Christianity’s embrace of Hellenism set it apart from Pharisaic Judaism, particularly under the leadership of the Hellenized Jew Paul. Though Paul opposed Torah observance as the path to salvation, many Jewish Christians continued to practice it. Notably, two groups emerged: the Ebionites accepted Jesus as the Messiah but rejected his divinity, while the Nazarenes recognized both his messiahship and divinity but adhered to the Torah.
The number of Jews converting to Christianity remained minimal, a fact reflected in Christian writings criticizing Jewish stubbornness. Despite the strong influence of Hellenism, Jewish conversions were scarce outside of Alexandria, where Christianity found some success.

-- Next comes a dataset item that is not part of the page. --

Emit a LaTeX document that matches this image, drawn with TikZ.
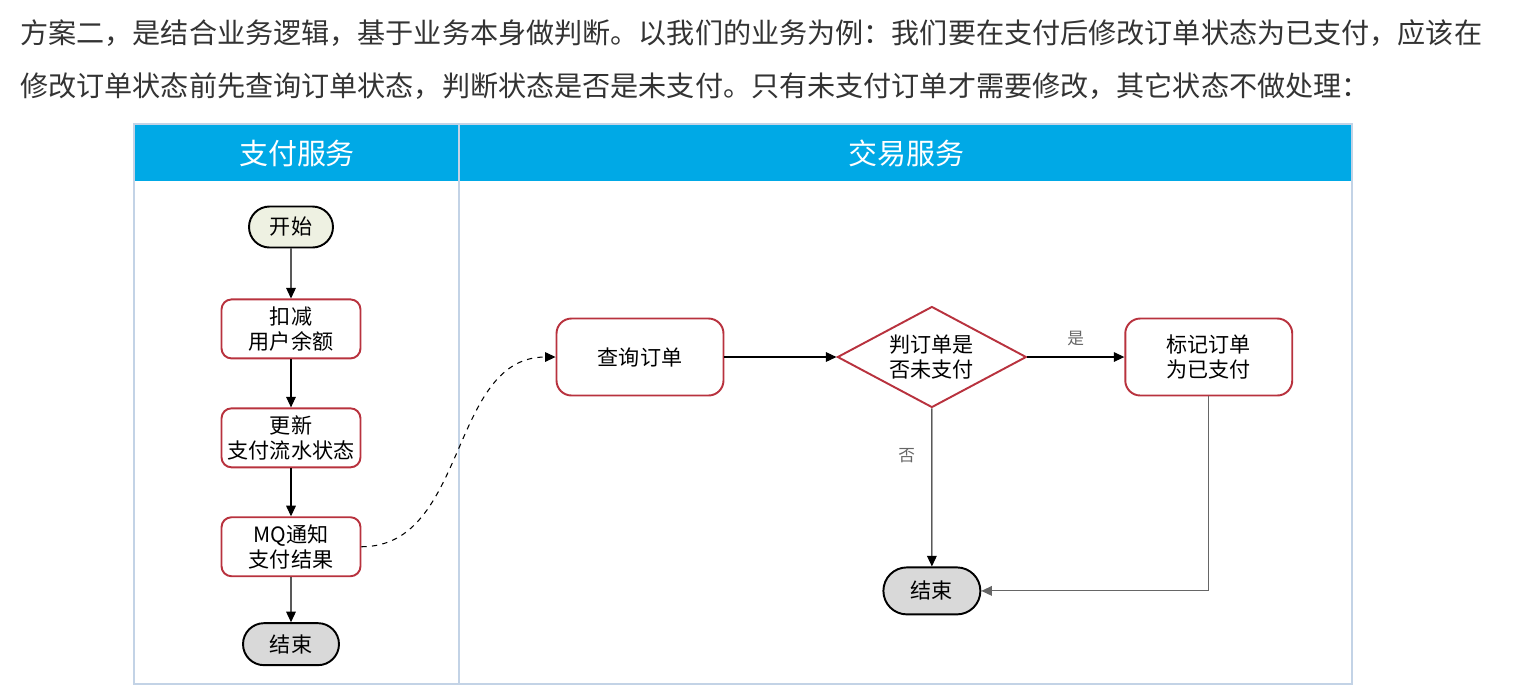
\documentclass[tikz,border=0pt]{standalone}
\usepackage{fontspec}
\setmainfont{Noto Sans CJK SC}
\usetikzlibrary{positioning, arrows.meta, shapes.geometric, shapes.misc}

\definecolor{laneblue}{HTML}{00A9E6}
\definecolor{laneline}{HTML}{C3D3E6}
\definecolor{boxred}{HTML}{B8323E}
\definecolor{startfill}{HTML}{EEF1E2}
\definecolor{endfill}{HTML}{D9D9D9}
\definecolor{bodytext}{HTML}{333333}

\tikzset{
    procbox/.style={
        draw=boxred,
        line width=1.1pt,
        rectangle,
        rounded corners=0.2cm,
        minimum width=2.78cm,
        minimum height=1.18cm,
        align=center,
        inner sep=2pt,
        font=\fontsize{12}{14.5}\selectfont
    },
    widebox/.style={
        procbox,
        rounded corners=0.3cm,
        minimum width=3.34cm,
        minimum height=1.54cm
    },
    termnode/.style={
        draw=black,
        line width=1.1pt,
        rounded rectangle,
        inner sep=0pt,
        font=\fontsize{12}{14.5}\selectfont
    },
    decision/.style={
        draw=boxred,
        line width=1.1pt,
        diamond,
        aspect=1.87,
        inner sep=0pt,
        minimum width=3.78cm,
        minimum height=2.02cm,
        align=center,
        font=\fontsize{12}{14.5}\selectfont
    },
    flowarrow/.style={
        -{Triangle[width=5.5pt,length=6pt]},
        line width=0.6pt
    },
    edgelabel/.style={
        text=black!60,
        font=\fontsize{9.5}{11}\selectfont
    }
}

\begin{document}
\begin{tikzpicture}[x=0.02cm, y=-0.02cm]
    \useasboundingbox (0,0) rectangle (1513,691);

    % paragraph above the chart
    \node[anchor=west, inner sep=0pt, text=bodytext, font=\fontsize{16}{20}\selectfont] (line1) at (20,33)
        {方案二，是结合业务逻辑，基于业务本身做判断。以我们的业务为例：我们要在支付后修改订单状态为已支付，应该在};
    \node[anchor=west, inner sep=0pt, text=bodytext, font=\fontsize{16}{20}\selectfont] (line2) at (20,86)
        {修改订单状态前先查询订单状态，判断状态是否是未支付。只有未支付订单才需要修改，其它状态不做处理：};

    % swimlanes
    \fill[laneblue] (134,124) rectangle (1352,181);
    \draw[laneline, line width=1.2pt] (134,124) rectangle (1352,684);
    \draw[laneline, line width=1.6pt] (459,124) -- (459,684);
    \node[text=white, font=\fontsize{16.5}{20}\selectfont] (paylane) at (297,153) {支付服务};
    \node[text=white, font=\fontsize{16.5}{20}\selectfont] (tradelane) at (906,153) {交易服务};

    % payment service
    \node[termnode, fill=startfill, minimum width=1.68cm, minimum height=0.82cm] (start) at (291,227) {开始};
    \node[procbox, below=1.0cm of start] (deduct) {扣减\\用户余额};
    \node[procbox, below=0.96cm of deduct] (update) {更新\\支付流水状态};
    \node[procbox, below=0.96cm of update] (notify) {MQ通知\\支付结果};
    \node[termnode, fill=endfill, minimum width=1.92cm, minimum height=0.84cm, below=0.9cm of notify] (payend) {结束};

    % trade service
    \node[widebox] (query) at (640,357) {查询订单};
    \node[decision, right=2.24cm of query] (check) {判订单是\\否未支付};
    \node[widebox, right=1.94cm of check] (mark) {标记订单\\为已支付};
    \node[termnode, fill=endfill, minimum width=1.94cm, minimum height=0.94cm, below=3.16cm of check] (tradeend) {结束};

    \draw[flowarrow] (start) -- (deduct);
    \draw[flowarrow] (deduct) -- (update);
    \draw[flowarrow] (update) -- (notify);
    \draw[flowarrow] (notify) -- (payend);

    \draw[flowarrow, dashed] (notify.east) to[out=0, in=180] (query.west);
    \draw[flowarrow] (query) -- (check);
    \draw[flowarrow] (check) -- node[edgelabel, above=3pt] {是} (mark);
    \draw[flowarrow] (check) -- node[edgelabel, pos=0.3, left=6pt] {否} (tradeend);
    \draw[flowarrow, draw=black!60] (mark.south) |- (tradeend.east);
\end{tikzpicture}
\end{document}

The Final Break: A Series of Events
The separation of Christianity from Judaism was marked by a series of pivotal events:
- The flight of Jewish Christians to Pella, across the Jordan in 70 CE, during the Roman destruction of Jerusalem, symbolized a growing divide. Their refusal to join the fight against the Romans further deepened the chasm.
- The inclusion of a prayer against heretics in the Eighteen Benedictions by the patriarch Gamaliel II around 100 CE marked a formal break by Jewish authorities.
- The failure of Christians to participate in the messianic rebellions led by Lukuas-Andreas and Bar Kokhba in 115–117 and 132–135 CE, respectively, further solidified the separation.
The Jewish Response: From Revolt to Renewal
Roman rule over Judea began in 63 BCE when Pompey intervened in a civil war. This was followed by a period of Jewish autonomy under Herod the Great, an Idumaean king who embraced Greek culture. After Herod’s death, the region was ruled by Roman procurators, culminating in the notorious Pontius Pilate, who attempted to install Roman emperor busts in Jerusalem, sparking intense Jewish resistance.
The Jewish desire for freedom from Roman rule led to multiple rebellions. The first war with Rome in 66 CE ended in the destruction of the Temple in 70 CE. This was followed by widespread uprisings involving Jews from Egypt, Cyrenaica, Cyprus, and Mesopotamia, culminating in the Second Jewish Revolt led by Bar Kokhba in 132–135 CE. These rebellions resulted in harsh Roman reprisals, including bans on circumcision and Torah instruction.
Despite suffering immense losses, Judaism found strength in its resilience. This period of intense persecution led to a renewed focus on the development of the Talmud, a monumental work of Jewish law and tradition.
The separation of Christianity from Judaism was a gradual process, driven by religious, political, and cultural factors. While both faiths share deep historical and theological roots, they ultimately diverged, each pursuing its own distinct path. The story of their separation is a testament to the complex interplay of faith, tradition, and history.